In short, cryptocurrencies are adding to, not replacing the current system. And at a time when we need to decrease global energy consumption to ease the transition to renewables, this addition means we’re doing the opposite: we’re adding more and more demand on top of an already bloated, electricity-consuming world.
A word on crypto-colonialism
After Hurricane Maria, Puerto Rico was reeling. People were swept away by violent storm surges and power went down throughout the country. Puerto Rico was in shock. And, like any good capitalist venture worth its salt, crypto-entrepreneurs moved in quickly. Quite literally, new billionaires rich off of the back of crypto mining, like Brock Pierce, descended on Puerto Rico with visions of transforming the island into a crypto-utopia, buying up post-disaster land for cheap, privatizing public assets, and enjoying the low tax rates of the island.
This is the new crypto-centered version of what Naomi Klein calls the “shock doctrine.” And this digitally-driven capitalist colonialism seems to be spreading across the globe.
📌 In the Democratic Republic of the Congo, for example, foreign bitcoin miners get special access to the cheap, clean energy of the hydroelectric dam in Virunga National Park – a dam originally built to supply electricity needed to help locals find livelihoods beyond poaching, and stop them resorting to scouring parkland for wood fuel.

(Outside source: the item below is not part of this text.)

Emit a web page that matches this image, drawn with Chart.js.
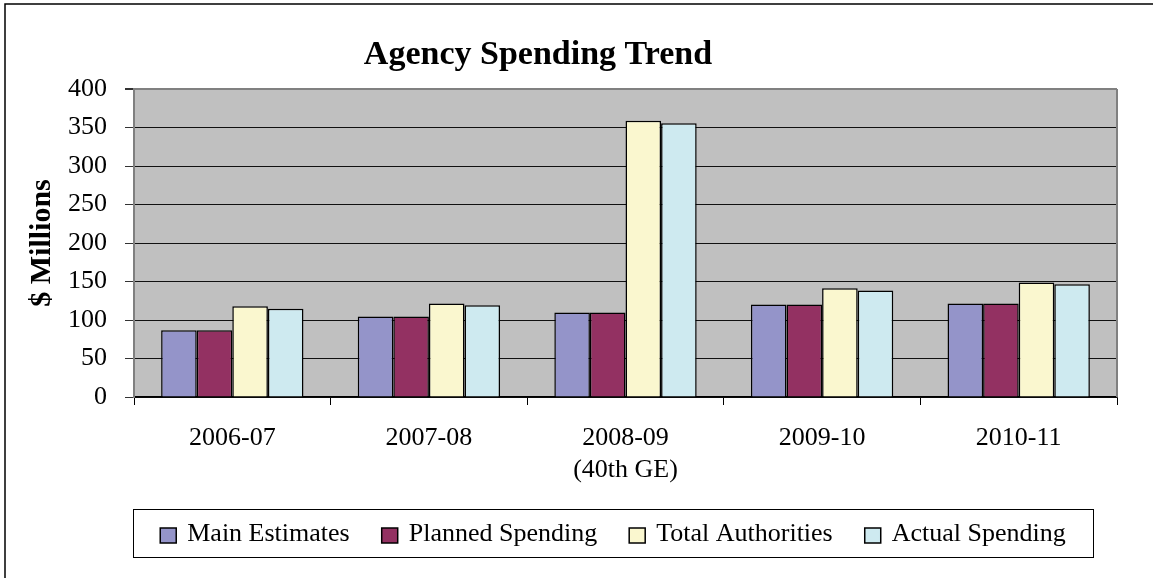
<!DOCTYPE html>
<html>
<head>
<meta charset="utf-8">
<script src="https://cdn.jsdelivr.net/npm/chart.js@4.4.1/dist/chart.umd.min.js"></script>
<style>
  html, body { margin: 0; padding: 0; background: #fff; }
  #wrap { width: 1157px; height: 578px; }
</style>
</head>
<body>
<div id="wrap"><canvas id="spendChart" width="1157" height="578"></canvas></div>
<script>
// values ($ millions)
const years = ['2006-07', '2007-08', ['2008-09', '(40th GE)'], '2009-10', '2010-11'];
const mainEstimates = [86.7, 104.5, 109.7, 120.1, 121.4];
const plannedSpending = [86.7, 104.5, 109.7, 120.1, 121.4];
const totalAuthorities = [117.9, 121.4, 358.9, 141.3, 148.7];
const actualSpending = [114.5, 119.2, 355.5, 138.3, 146.5];
const yTicks = [0, 50, 100, 150, 200, 250, 300, 350, 400];

const serif = '"Liberation Serif", "Times New Roman", serif';

// white page, outer frame and grey plot area
const backdrop = {
  id: 'backdrop',
  beforeDraw(chart) {
    const ctx = chart.ctx;
    const a = chart.chartArea;
    ctx.save();
    ctx.fillStyle = '#fff';
    ctx.fillRect(0, 0, chart.width, chart.height);
    ctx.strokeStyle = '#000';
    ctx.lineWidth = 1.5;
    ctx.beginPath();
    ctx.moveTo(5, chart.height + 5);
    ctx.lineTo(5, 4);
    ctx.lineTo(1153, 4);
    ctx.stroke();
    ctx.fillStyle = '#C0C0C0';
    ctx.fillRect(a.left, a.top, a.right - a.left, a.bottom - a.top);
    ctx.restore();
  },
  afterDraw(chart) {
    const ctx = chart.ctx;
    const a = chart.chartArea;
    ctx.save();
    ctx.strokeStyle = '#808080';
    ctx.lineWidth = 2;
    ctx.beginPath();
    ctx.moveTo(a.right, a.top);
    ctx.lineTo(a.right, a.bottom);
    ctx.stroke();

    // title
    ctx.fillStyle = '#000';
    ctx.font = 'bold 34px ' + serif;
    ctx.textAlign = 'center';
    ctx.textBaseline = 'middle';
    ctx.fillText('Agency Spending Trend', 538, 55);

    // legend in a box
    const boxL = a.left - 1, boxR = a.right - 24, boxT = 509, boxB = 557;
    ctx.strokeStyle = '#000';
    ctx.lineWidth = 1;
    ctx.strokeRect(boxL + 0.5, boxT + 0.5, boxR - boxL, boxB - boxT);
    ctx.font = '26px ' + serif;
    const sw = 17, gapIn = 10, gapOut = 32;
    const items = chart.data.datasets.map(ds => ({
      label: ds.label, color: ds.backgroundColor, w: ctx.measureText(ds.label).width
    }));
    let total = items.reduce((s, it) => s + sw + gapIn + it.w, 0) + gapOut * (items.length - 1);
    let x = (boxL + boxR) / 2 - total / 2;
    const cy = (boxT + boxB) / 2;
    ctx.textAlign = 'left';
    items.forEach(it => {
      ctx.fillStyle = it.color;
      ctx.fillRect(x, cy - 5, sw - 1, sw - 2);
      ctx.strokeStyle = '#000';
      ctx.lineWidth = 1.5;
      ctx.strokeRect(x, cy - 5, sw - 1, sw - 2);
      ctx.fillStyle = '#000';
      ctx.fillText(it.label, x + sw + gapIn, cy + 1);
      x += sw + gapIn + it.w + gapOut;
    });
    ctx.restore();
  }
};

const barStyle = { borderColor: '#000', borderWidth: 1.5 };

new Chart(document.getElementById('spendChart'), {
  type: 'bar',
  data: {
    labels: years,
    datasets: [
      { label: 'Main Estimates', data: mainEstimates, backgroundColor: '#9494C9', ...barStyle },
      { label: 'Planned Spending', data: plannedSpending, backgroundColor: '#933162', ...barStyle },
      { label: 'Total Authorities', data: totalAuthorities, backgroundColor: '#FAF7CF', ...barStyle },
      { label: 'Actual Spending', data: actualSpending, backgroundColor: '#CEEAF0', ...barStyle }
    ]
  },
  options: {
    responsive: false,
    animation: false,
    layout: { padding: { left: 20, top: 89, right: 40, bottom: 91 } },
    datasets: { bar: { categoryPercentage: 0.724, barPercentage: 1 } },
    plugins: {
      legend: { display: false },
      title: { display: false },
      tooltip: { enabled: false }
    },
    scales: {
      x: {
        afterFit: s => { s.height = 90; },
        grid: { drawOnChartArea: false, drawTicks: true, tickLength: 8, color: '#000', offset: true },
        border: { color: '#000', width: 1.5 },
        ticks: { color: '#000', padding: 18, font: { family: serif, size: 26, lineHeight: 1.2 } }
      },
      y: {
        min: 0,
        max: 400,
        afterFit: s => { s.width = 134 - 20; },
        afterBuildTicks: s => { s.ticks = yTicks.map(v => ({ value: v })); },
        grid: {
          color: c => (c.tick && c.tick.value === 400 ? '#808080' : '#111'),
          lineWidth: c => (c.tick && c.tick.value === 400 ? 2 : 1),
          tickColor: '#333',
          tickLength: 9
        },
        border: { color: '#808080', width: 2 },
        ticks: { color: '#000', padding: 18, font: { family: serif, size: 26 } },
        title: {
          display: true,
          text: '$ Millions',
          color: '#000',
          font: { family: serif, size: 30, weight: 'bold' }
        }
      }
    }
  },
  plugins: [backdrop]
});
</script>
</body>
</html>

But the Bitcoin mining operations aren’t supplying jobs, they’re just sapping energy to enrich people halfway across the world.
In a paper on crypto-colonialism, Peter Howson, Senior Lecturer at Northumbria University, argues that “blockchain technology is enabling new forms of resource appropriation from the Global South. These appropriations include land, labor, data and other resources needed to facilitate economic growth elsewhere.” So, while cryptocurrencies are just a technology, they are being used in ways that increase global inequality and exploitation.
The future of cryptocurrency
Most of the problems that cryptocurrencies face are not necessarily due to the nature of digital currency; instead, they seem to be grappling with the harms inherent in making money in a capitalist, imperialist world. One that’s addicted to fossil fuels, and, as a result, subsidizes them no end.
There are some potential solutions to crypto’s outsized energy footprint, however.
Transitioning from a proof-of-work to a proof-of-stake modeled cryptocurrency could theoretically reduce digital currencies’ energy requirements. This would eliminate the need for mining operations and replace them with a weighted lottery system, of sorts, based on the amount of stake or coins of the validator. It’s a little more complicated than that, but see the links below if you’re interested in learning more. It looks like a promising solution. But at the end of the day, it seems to me that, in their current form, Bitcoin and many other forms of cryptocurrencies are unsustainable, especially in a world that can’t keep itself from guzzling fossil fuels.
👉 At the same time, it’s important to note that cryptocurrencies are relatively new technologies, meaning there are potential avenues to shape them for the better. But for those avenues to succeed, cryptocurrencies need to transition away from a high-energy-consumption model drenched in fossil fuels, and end all exploitative relationships with the majority world. Whether they’ll be able to extract themselves from these harmful paradigms is hard to predict, but it needs to happen if cryptocurrency wants to truly disrupt the world of finance.